Our workflow is based around the Adobe (1998) RGB profile. The reason for this is that it is an industry standard. It competes with the sRGB color profile but sRGB was intended for the web and has a smaller gamut (or number of colors) than the Adobe 1998 profile. Despite Adobe themselves making sRGB the default in photoshop their Adobe 1998 RGB color profile has continued to be the favoured choice for all professionals who work in print because of its wider gamut. You will find that most cameras and many high end screens will reference it or have it as a pre-set choice and if you use calibration it is vital to set a color profile. We recommend that you make it your default working color profile. For a more in depth discussion of the subject see this page on Adobe’s support pages.
However if you have already made your file in another color profile for example sRGB it doesn’t mean that you can’t get a great print. The important part is for your file to have a profile that reflects the space you created and worked on the file in. Problems occur when the file comes to us with no profile or “untagged”.

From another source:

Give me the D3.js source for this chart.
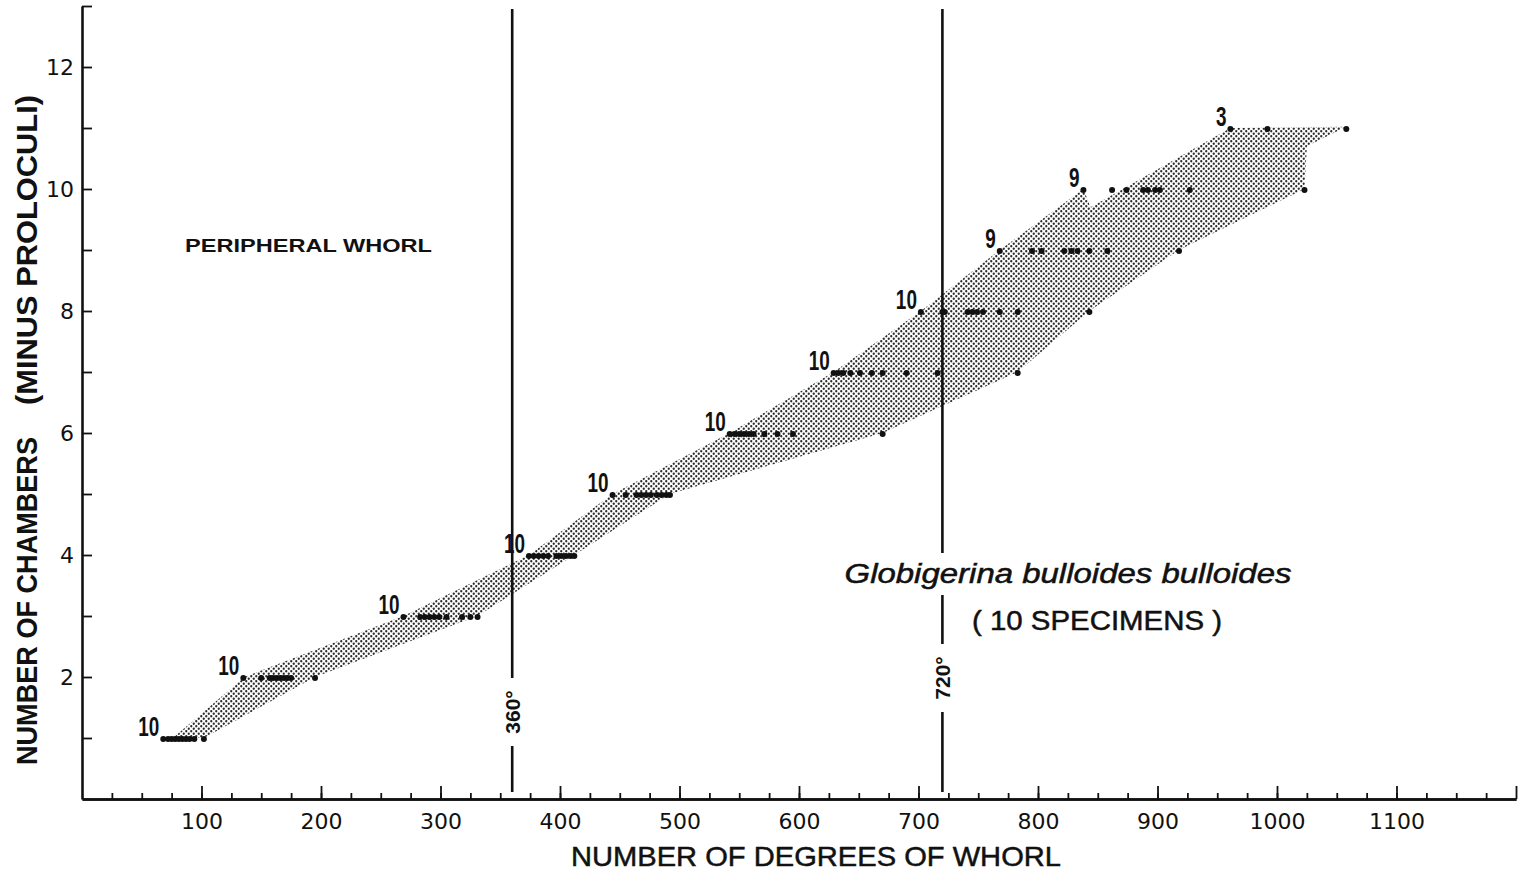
<!DOCTYPE html>
<html>
<head>
<meta charset="utf-8">
<script src="https://cdn.jsdelivr.net/npm/d3@7"></script>
<style>
body { margin: 0; background: #fff; }
svg { display: block; }
</style>
</head>
<body>
<svg></svg>
<script>
var svg_width = 1532
var svg_height = 871

// chamber level, number of specimens counted at that level
var chambers = [1, 2, 3, 4, 5, 6, 7, 8, 9, 10, 11]
var specimens = [10, 10, 10, 10, 10, 10, 10, 10, 9, 9, 3]

// degrees of whorl at which each chamber appears (one value per specimen)
var deg1 = [68, 72, 75, 78, 81, 84, 87, 90, 94, 102]
var deg2 = [135, 150, 157, 160, 163, 166, 169, 172, 175, 195]
var deg3 = [269, 283, 287, 291, 295, 299, 305, 318, 325, 331]
var deg4 = [374, 378, 382, 386, 390, 397, 401, 405, 409, 412]
var deg5 = [444, 455, 464, 468, 472, 476, 481, 485, 489, 492]
var deg6 = [542, 546, 550, 554, 558, 562, 571, 582, 595, 670]
var deg7 = [629, 633, 637, 643, 651, 661, 670, 690, 716, 783]
var deg8 = [702, 720, 722, 741, 745, 749, 754, 768, 783, 843]
var deg9 = [768, 795, 803, 822, 828, 833, 843, 858, 918]
var deg10 = [838, 862, 874, 888, 892, 898, 902, 927, 1023]
var deg11 = [961, 992, 1058]
var degreesByLevel = [deg1, deg2, deg3, deg4, deg5, deg6, deg7, deg8, deg9, deg10, deg11]

// stippled range band: upper edge, then lower edge back
var bandUpperDeg = [76, 136, 269, 374, 444, 542, 629, 702, 768, 838, 844, 961, 1058, 1025]
var bandUpperCh = [1, 2, 3, 4, 5, 6, 7, 8, 9, 10, 9.7, 11, 11.02, 10.7]
var bandLowerDeg = [1023, 918, 843, 783, 670, 492, 412, 331, 195, 102]
var bandLowerCh = [10, 9, 8, 7, 6, 5, 4, 3, 2, 1]

var xTickLabels = [100, 200, 300, 400, 500, 600, 700, 800, 900, 1000, 1100]
var yTickLabels = [2, 4, 6, 8, 10, 12]
var guideDegrees = [360, 720]
var guideLabels = ["360°", "720°"]

var svg = d3.select("svg")
    .attr("width", svg_width)
    .attr("height", svg_height)

//SCALES
var xScale = d3.scaleLinear().domain([0, 1200]).range([82, 1516])
var yScale = d3.scaleLinear().domain([0, 13]).range([799, 6])

// stipple pattern
var pat = svg.append("defs").append("pattern")
    .attr("id", "stipple")
    .attr("width", 5)
    .attr("height", 5)
    .attr("patternUnits", "userSpaceOnUse")
pat.append("circle").attr("cx", 1.25).attr("cy", 1.25).attr("r", 1.15).attr("fill", "#2a2a2a")
pat.append("circle").attr("cx", 3.75).attr("cy", 3.75).attr("r", 1.15).attr("fill", "#2a2a2a")

// band
var bandPts = bandUpperDeg.map(function(d, i) { return [d, bandUpperCh[i]] })
    .concat(bandLowerDeg.map(function(d, i) { return [d, bandLowerCh[i]] }))

var bandLine = d3.line()
    .x(function(d) { return xScale(d[0]) })
    .y(function(d) { return yScale(d[1]) })

svg.append("path")
    .attr("d", bandLine(bandPts) + "Z")
    .attr("fill", "url(#stipple)")
    .attr("stroke", "none")

// AXES
var font = "'Liberation Sans', Arial, sans-serif"

var xMinor = d3.axisBottom(xScale)
    .tickValues(d3.range(25, 1200, 25))
    .tickSizeInner(-6)
    .tickSizeOuter(0)
    .tickFormat("")
var xMajor = d3.axisBottom(xScale)
    .tickValues(d3.range(100, 1201, 100))
    .tickSizeInner(-13)
    .tickSizeOuter(0)
    .tickPadding(14)
    .tickFormat(function(d) { return xTickLabels.indexOf(d) >= 0 ? d : "" })

var yAxis = d3.axisLeft(yScale)
    .tickValues(d3.range(1, 14, 1))
    .tickSizeInner(-10)
    .tickSizeOuter(0)
    .tickPadding(8)
    .tickFormat(function(d) { return yTickLabels.indexOf(d) >= 0 ? d : "" })

svg.append("g")
    .attr("class", "axis")
    .attr("transform", "translate(0, " + yScale(0) + ")")
    .call(xMinor)
svg.append("g")
    .attr("class", "axis")
    .attr("transform", "translate(0, " + yScale(0) + ")")
    .call(xMajor)
svg.append("g")
    .attr("class", "axis")
    .attr("transform", "translate(" + xScale(0) + ", 0)")
    .call(yAxis)

svg.selectAll(".axis .domain").attr("stroke", "#111").attr("stroke-width", 2.6)
svg.selectAll(".axis .tick line").attr("stroke", "#111").attr("stroke-width", 1.8)
svg.selectAll(".axis text")
    .attr("font-family", "'DejaVu Sans', sans-serif")
    .attr("font-size", 22)
    .attr("fill", "#111")

// vertical guides at 360 and 720 degrees
svg.selectAll(".guide")
    .data(guideDegrees)
    .enter()
    .append("line")
      .attr("class", "guide")
      .attr("x1", function(d) { return xScale(d) })
      .attr("x2", function(d) { return xScale(d) })
      .attr("y1", yScale(13) + 3)
      .attr("y2", yScale(0) - 7)
      .attr("stroke", "#111")
      .attr("stroke-width", 2.6)

// gaps in the guide lines for the labels
var guideLabelY = [712, 678]
guideDegrees.forEach(function(d, i) {
    svg.append("rect")
        .attr("x", xScale(d) - 10)
        .attr("y", guideLabelY[i] - 34)
        .attr("width", 20)
        .attr("height", 68)
        .attr("fill", "#fff")
    svg.append("text")
        .attr("transform", "translate(" + (xScale(d) + 8) + "," + guideLabelY[i] + ") rotate(-90)")
        .attr("text-anchor", "middle")
        .attr("font-family", font)
        .attr("font-weight", "bold")
        .attr("font-size", 21)
        .attr("fill", "#111")
        .text(guideLabels[i])
})
svg.append("rect")
    .attr("x", xScale(720) - 5)
    .attr("y", 553)
    .attr("width", 10)
    .attr("height", 42)
    .attr("fill", "#fff")

// data points
var points = []
degreesByLevel.forEach(function(arr, i) {
    arr.forEach(function(d) { points.push({deg: d, ch: chambers[i]}) })
})
svg.selectAll(".pt")
    .data(points)
    .enter()
    .append("circle")
      .attr("class", "pt")
      .attr("cx", function(d) { return xScale(d.deg) })
      .attr("cy", function(d) { return yScale(d.ch) + 1 })
      .attr("r", 3)
      .attr("fill", "#111")

// specimen counts beside first point of each level
svg.selectAll(".count")
    .data(chambers)
    .enter()
    .append("text")
      .attr("class", "count")
      .attr("transform", function(d, i) {
          return "translate(" + (xScale(degreesByLevel[i][0]) - 4) + "," + (yScale(d) - 2) + ") scale(0.7, 1)"
      })
      .attr("text-anchor", "end")
      .attr("font-family", font)
      .attr("font-weight", "bold")
      .attr("font-size", 27)
      .attr("fill", "#111")
      .text(function(d, i) { return specimens[i] })

// TEXT
svg.append("text")
    .attr("x", 185)
    .attr("y", 252)
    .attr("font-family", font)
    .attr("font-weight", "bold")
    .attr("font-size", 18)
    .attr("textLength", 247)
    .attr("lengthAdjust", "spacingAndGlyphs")
    .attr("fill", "#111")
    .text("PERIPHERAL  WHORL")

svg.append("text")
    .attr("x", 1068)
    .attr("y", 583)
    .attr("text-anchor", "middle")
    .attr("font-family", font)
    .attr("font-style", "italic")
    .attr("font-size", 27)
    .attr("textLength", 447)
    .attr("lengthAdjust", "spacingAndGlyphs")
    .attr("fill", "#111")
    .attr("stroke", "#111")
    .attr("stroke-width", 0.5)
    .text("Globigerina bulloides  bulloides")

svg.append("text")
    .attr("x", 1097)
    .attr("y", 630)
    .attr("text-anchor", "middle")
    .attr("font-family", font)
    .attr("font-size", 27)
    .attr("textLength", 250)
    .attr("lengthAdjust", "spacingAndGlyphs")
    .attr("fill", "#111")
    .attr("stroke", "#111")
    .attr("stroke-width", 0.5)
    .text("( 10 SPECIMENS )")

// axis titles
svg.append("text")
    .attr("x", 816)
    .attr("y", 866)
    .attr("text-anchor", "middle")
    .attr("font-family", font)
    .attr("font-size", 28)
    .attr("textLength", 490)
    .attr("lengthAdjust", "spacingAndGlyphs")
    .attr("fill", "#111")
    .attr("stroke", "#111")
    .attr("stroke-width", 0.5)
    .text("NUMBER  OF DEGREES OF WHORL")

svg.append("text")
    .attr("transform", "translate(37, 601) rotate(-90)")
    .attr("text-anchor", "middle")
    .attr("font-family", font)
    .attr("font-weight", "bold")
    .attr("font-size", 30)
    .attr("textLength", 328)
    .attr("lengthAdjust", "spacingAndGlyphs")
    .attr("fill", "#111")
    .text("NUMBER OF CHAMBERS")

svg.append("text")
    .attr("transform", "translate(37, 250) rotate(-90)")
    .attr("text-anchor", "middle")
    .attr("font-family", font)
    .attr("font-weight", "bold")
    .attr("font-size", 30)
    .attr("textLength", 310)
    .attr("lengthAdjust", "spacingAndGlyphs")
    .attr("fill", "#111")
    .text("(MINUS PROLOCULI)")
</script>
</body>
</html>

If you have made your file in the CMYK space then you wont be able to add these profiles to your image. Please see see our color spaces page. for a discussion of the difference between RGB and CMYK spaces. We reccomend that you don’t try converting it back to RGB as the colors lost cannot be regained that way.
The two images below are of a file that we were sent by a client Maj Anya DeBear. We hard proofed the file for her and she was disappointed in the result saying that the color was too saturated and not what she expected. On further inspection we saw that the file she had sent was “untagged”, she hadn’t attached a color profile.
This essentially means that the software we use to print doesn’t know the history of the file it’s working with. As it’s software it makes it’s best guess and in this instance that guess was wrong. This is called a “profile mismatch”. It assumed that the space was Adobe 1998 RGB as that is our default and printed it as such. However our client had been using the photoshop defaults which meant that it’s true color profile was sRGB and this mis-match made the print too saturated. We were able to rectify the file by assigning the sRGB profile to it and then converted it to Adobe 1998 RGB before printing.
This was an important and timely example of exactly what can happen when a client sends a file that is “untagged” or without a color profile. It also shows the importance of proofing to catch such errors. We reccomend that you always set your color preferences in Photoshop or whatever program you are using and always attach a color profile. It’s like a provenance for a file. It not only tells a printer down the line what you intended for this file it also tells the printer where it has been so that the printer has all the information it needs to print the file exactly as you want and expected it.
Profile mis-match— when the wrong profile is used for a print or an image onscreen and incorrect color results.
This has the purpose of correcting for any defects in the print or display conditions. So for example if the print and/or image is too blue the profile reduces the amount of blue to bring the final result to a more neutral state. It does so by reading how much blue the print has and comparing it with how much blue is expected from the file. To do this you need to measure. The verb to calibrate means to measure. It’s a form of testing that many printers use to ensure quality.